15x5. Underworld
Writers: Bob Baker & Dave Martin
Director: Norman Stewart
Script Editor: Anthony Read
Producer: Graham Williams

Synopsis: The TARDIS materializes on a spaceship piloted by a small crew of Minyans who have been pursuing another of their species' ships, the P7E, for 100,000 years while artificially prolonging their lives in the hopes of retrieving their species' race banks. Eventually they discover that a planet has formed around the P7E and come into conflict with descendants of its crew, who serve the ship's computer as an "oracle" and exploit the others for labor.

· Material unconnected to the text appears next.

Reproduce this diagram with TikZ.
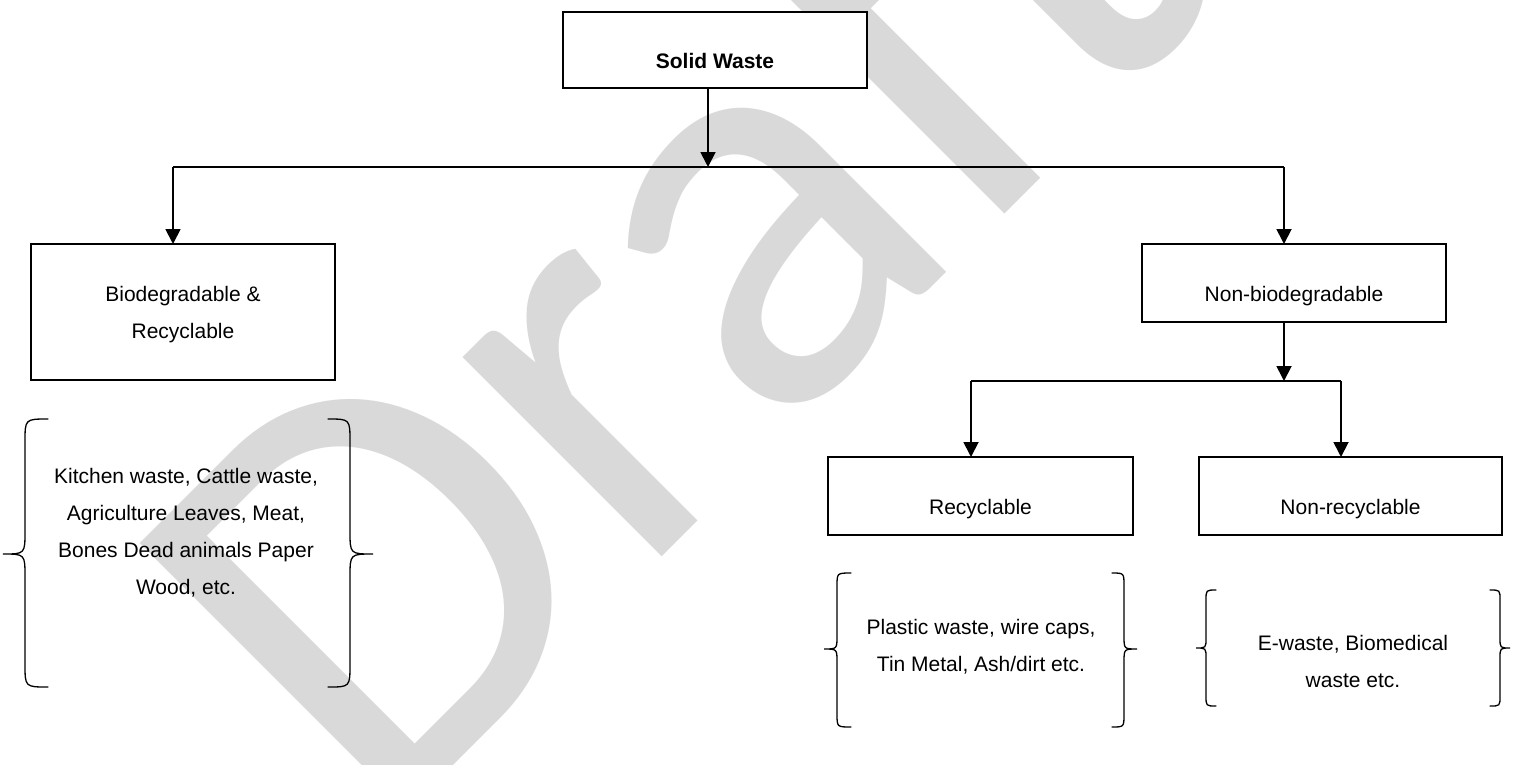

Review: "Underworld" has some interesting ideas, but it doesn't really do much with any of them, instead just sending the Doctor and Leela running around with a bunch of underdeveloped characters. The Minyan crew insist that "the quest is the quest" and use artificial regeneration technology to continue their pursuit of the P7E, but they are not particularly convincing as a group of people who have supposedly been doing this for 100,000 years. The Minyans' predicament is partly due to their ill-fated development of technology originally given to them by the Time Lords (it eventually led to their discovery of nuclear weapons), and the Doctor explains that this was part of the motivation for their eventual isolationism, but this never becomes anything more than a tangential piece of backstory. As for the "Oracle," it's a pretty standard-issue insane computer that pales next to Doctor Who predecessors such as Xoannon, BOSS, and WOTAN. And while the references to Greek mythology (specifically the legend of the Argo) may be somewhat clever, they really add little to the story itself, functioning mostly as a curiosity. The serial does manage to keep the audience's attention for its running time, but it's still one of the more forgettable outings of the Tom Baker era to date.